Oy3 Amara!

Kuukua Dzigbordi Yomekpe was born in Ghana and immigrated to the U.S. in 1996. She holds a BA and an MA in English from Ohio Dominican College and the University of Dayton respectively. She was a Bay Area transplant while she worked on her Masters in Theological Studies. She graduated with distinction and was awarded the Marcella Althaus-Reid award for Best Queer Essay in her graduating class. She is ABD in her MFA program at the California Institute of Integral Studies. She brands herself the perpetual student.

Within the span of her life, she has inhabited multiple roles, most of which seem to have nothing in common except that the majority have something to do with education. Her adult working career began in Daycare and After-School programming and continued to Student Affairs/Residential Life work first at the University of Dayton, and later on, at the University of Notre Dame in South Bend, Indiana.
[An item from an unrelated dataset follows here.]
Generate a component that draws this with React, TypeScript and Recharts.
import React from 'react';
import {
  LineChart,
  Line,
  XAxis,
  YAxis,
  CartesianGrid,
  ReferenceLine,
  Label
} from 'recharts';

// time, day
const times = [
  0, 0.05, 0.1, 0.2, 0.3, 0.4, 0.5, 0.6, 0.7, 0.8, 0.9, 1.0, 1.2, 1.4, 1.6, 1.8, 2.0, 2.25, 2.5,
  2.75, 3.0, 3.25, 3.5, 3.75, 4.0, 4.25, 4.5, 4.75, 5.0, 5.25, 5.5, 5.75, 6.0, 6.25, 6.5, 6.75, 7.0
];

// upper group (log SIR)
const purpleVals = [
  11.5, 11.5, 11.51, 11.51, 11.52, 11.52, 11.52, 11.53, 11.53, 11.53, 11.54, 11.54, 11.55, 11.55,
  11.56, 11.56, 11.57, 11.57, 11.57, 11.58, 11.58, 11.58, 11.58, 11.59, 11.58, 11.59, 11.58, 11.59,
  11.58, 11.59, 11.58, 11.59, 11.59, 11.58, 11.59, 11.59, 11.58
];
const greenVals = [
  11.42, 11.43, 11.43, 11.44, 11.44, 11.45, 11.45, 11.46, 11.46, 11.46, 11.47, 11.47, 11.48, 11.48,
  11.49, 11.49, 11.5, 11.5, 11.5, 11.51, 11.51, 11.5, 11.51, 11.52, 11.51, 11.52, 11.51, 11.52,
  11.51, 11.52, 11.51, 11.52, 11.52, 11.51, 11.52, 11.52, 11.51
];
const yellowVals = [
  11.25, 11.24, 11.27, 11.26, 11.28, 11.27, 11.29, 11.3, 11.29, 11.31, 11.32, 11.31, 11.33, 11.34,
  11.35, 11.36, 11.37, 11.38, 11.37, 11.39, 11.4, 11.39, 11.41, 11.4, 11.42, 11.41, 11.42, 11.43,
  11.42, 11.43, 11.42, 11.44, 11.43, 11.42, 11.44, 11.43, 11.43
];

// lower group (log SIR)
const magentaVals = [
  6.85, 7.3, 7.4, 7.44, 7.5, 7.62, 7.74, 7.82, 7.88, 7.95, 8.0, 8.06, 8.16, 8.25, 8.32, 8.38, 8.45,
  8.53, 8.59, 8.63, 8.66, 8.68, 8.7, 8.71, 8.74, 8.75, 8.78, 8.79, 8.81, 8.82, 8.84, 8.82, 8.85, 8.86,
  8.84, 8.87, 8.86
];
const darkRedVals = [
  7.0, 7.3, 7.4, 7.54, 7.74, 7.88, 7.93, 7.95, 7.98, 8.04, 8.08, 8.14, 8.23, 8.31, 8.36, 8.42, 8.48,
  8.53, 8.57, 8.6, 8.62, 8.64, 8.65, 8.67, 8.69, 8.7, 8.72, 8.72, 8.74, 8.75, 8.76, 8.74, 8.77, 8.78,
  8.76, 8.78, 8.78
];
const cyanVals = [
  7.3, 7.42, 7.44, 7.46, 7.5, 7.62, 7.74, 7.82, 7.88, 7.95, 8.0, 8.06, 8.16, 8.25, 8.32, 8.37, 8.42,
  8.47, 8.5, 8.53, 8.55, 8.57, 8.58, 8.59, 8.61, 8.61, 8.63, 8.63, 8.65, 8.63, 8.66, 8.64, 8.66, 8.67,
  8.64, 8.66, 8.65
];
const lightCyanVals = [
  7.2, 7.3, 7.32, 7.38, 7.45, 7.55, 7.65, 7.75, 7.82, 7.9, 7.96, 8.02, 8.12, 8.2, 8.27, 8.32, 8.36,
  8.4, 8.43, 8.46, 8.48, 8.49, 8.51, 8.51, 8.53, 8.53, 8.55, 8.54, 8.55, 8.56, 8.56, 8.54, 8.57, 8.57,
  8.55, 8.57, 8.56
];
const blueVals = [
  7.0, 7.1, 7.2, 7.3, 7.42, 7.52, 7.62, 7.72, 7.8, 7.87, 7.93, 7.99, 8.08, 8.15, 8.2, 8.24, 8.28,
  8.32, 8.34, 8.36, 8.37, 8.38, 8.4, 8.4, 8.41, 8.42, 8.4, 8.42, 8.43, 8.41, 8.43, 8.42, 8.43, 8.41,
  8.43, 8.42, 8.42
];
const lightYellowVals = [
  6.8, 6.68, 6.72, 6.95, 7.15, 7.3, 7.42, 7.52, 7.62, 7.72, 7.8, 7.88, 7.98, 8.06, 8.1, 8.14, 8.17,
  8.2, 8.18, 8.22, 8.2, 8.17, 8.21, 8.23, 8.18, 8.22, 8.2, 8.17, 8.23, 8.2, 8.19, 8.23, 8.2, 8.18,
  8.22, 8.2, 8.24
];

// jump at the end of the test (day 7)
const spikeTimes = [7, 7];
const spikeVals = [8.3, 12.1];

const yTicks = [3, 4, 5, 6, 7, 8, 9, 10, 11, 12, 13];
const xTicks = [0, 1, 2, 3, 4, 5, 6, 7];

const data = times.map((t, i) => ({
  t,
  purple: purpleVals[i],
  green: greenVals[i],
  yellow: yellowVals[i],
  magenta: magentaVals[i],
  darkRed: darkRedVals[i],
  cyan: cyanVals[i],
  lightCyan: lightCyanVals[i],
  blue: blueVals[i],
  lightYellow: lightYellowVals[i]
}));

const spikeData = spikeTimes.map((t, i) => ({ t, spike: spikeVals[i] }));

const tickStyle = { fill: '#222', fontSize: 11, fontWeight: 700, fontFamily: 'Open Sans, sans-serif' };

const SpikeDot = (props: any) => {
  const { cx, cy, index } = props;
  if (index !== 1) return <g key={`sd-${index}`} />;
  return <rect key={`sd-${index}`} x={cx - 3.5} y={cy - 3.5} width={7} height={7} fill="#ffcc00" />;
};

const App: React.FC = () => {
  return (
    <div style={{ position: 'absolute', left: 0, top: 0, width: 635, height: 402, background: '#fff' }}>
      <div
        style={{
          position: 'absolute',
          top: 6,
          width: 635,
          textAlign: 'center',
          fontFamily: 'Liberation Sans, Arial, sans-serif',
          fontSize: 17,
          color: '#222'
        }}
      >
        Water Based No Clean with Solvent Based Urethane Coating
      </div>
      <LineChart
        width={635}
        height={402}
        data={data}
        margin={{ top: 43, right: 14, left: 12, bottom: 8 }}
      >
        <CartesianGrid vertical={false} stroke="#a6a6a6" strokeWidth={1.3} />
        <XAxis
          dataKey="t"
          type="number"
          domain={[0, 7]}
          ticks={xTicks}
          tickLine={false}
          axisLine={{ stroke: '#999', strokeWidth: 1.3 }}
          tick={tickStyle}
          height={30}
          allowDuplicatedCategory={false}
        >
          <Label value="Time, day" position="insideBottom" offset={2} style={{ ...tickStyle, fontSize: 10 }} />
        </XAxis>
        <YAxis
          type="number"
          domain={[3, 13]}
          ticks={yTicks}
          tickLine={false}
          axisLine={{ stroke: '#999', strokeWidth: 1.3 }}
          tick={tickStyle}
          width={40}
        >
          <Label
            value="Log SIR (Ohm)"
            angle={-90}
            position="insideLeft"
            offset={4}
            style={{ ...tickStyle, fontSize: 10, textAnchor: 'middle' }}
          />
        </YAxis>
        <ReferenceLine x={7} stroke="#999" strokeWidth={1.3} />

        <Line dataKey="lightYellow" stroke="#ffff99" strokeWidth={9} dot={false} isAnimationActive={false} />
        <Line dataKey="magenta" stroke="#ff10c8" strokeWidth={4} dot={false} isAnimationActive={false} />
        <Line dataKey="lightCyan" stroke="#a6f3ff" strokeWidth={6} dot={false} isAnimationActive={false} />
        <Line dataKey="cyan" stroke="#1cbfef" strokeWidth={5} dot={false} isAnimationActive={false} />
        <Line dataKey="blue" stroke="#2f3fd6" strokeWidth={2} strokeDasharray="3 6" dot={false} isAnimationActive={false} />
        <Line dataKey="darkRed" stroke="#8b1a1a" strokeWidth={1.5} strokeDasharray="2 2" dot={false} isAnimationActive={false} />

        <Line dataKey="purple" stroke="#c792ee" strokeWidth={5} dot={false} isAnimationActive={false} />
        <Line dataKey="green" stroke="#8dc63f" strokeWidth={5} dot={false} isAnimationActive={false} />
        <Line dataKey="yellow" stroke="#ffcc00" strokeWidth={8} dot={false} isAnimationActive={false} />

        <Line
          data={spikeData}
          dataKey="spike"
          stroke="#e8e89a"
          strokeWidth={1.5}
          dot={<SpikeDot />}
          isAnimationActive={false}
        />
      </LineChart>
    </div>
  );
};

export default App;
While a graduate student at the Pacific School of Religion, she served as the Earl Lectures Coordinator for the annual Earl Lectures in Berkeley, CA. She’s worked several odd jobs at various times in between, but the most notable of them all was when she worked as a Quality Control Inspector and general warehouse worker at Red Envelope, inspecting, packing and fork-lifting people’s orders. None of her degrees mattered then; it was all about quality and making the numbers.

Kuukua characterizes herself as a memoirist, essayist, and writer of social commentary. She is the author of several essays and prose poems. Some of her essays have been anthologized in: African Women Writing Resistance (UW Press), Becoming Bi: Bisexual Voices from Around the World (BRC), and Inside Your Ear (Oakland Public Library Press). Her essay, “The Audacity to Remain Single: Single Black Women in the Black Church,” was anthologized in Queer Religion II (Praeger Publishers). She writes for Spoonwiz, The Feminist Wire, and Musings.

She has her hands in three projects currently: The Coal Pot, a Culinary Memoir celebrating her Ghanaian roots, Musings of an African Woman, her blog which features a collection of personal essays about immigration and assimilation, and a foodie magazine. Her scholarly and writing interests lie at the intersection of race and skin color, African culture, Black women’s bodies, expression of voice, and non-conformance and performativity.

Kuukua is a writer, dancer and culinary artist, proud to be an African woman and a politically queer woman of color.  She avidly feeds a voracious travel bug that occupies the hinterlands of her soul, so is often found wandering various parts of the world.  Currently, she has returned to the Empire and is weathering the so-called liberal New England serving as Residence Director at a small college. She is struggling with liberal people’s attitudes, the bemused stares and the inability to wear her hoodies.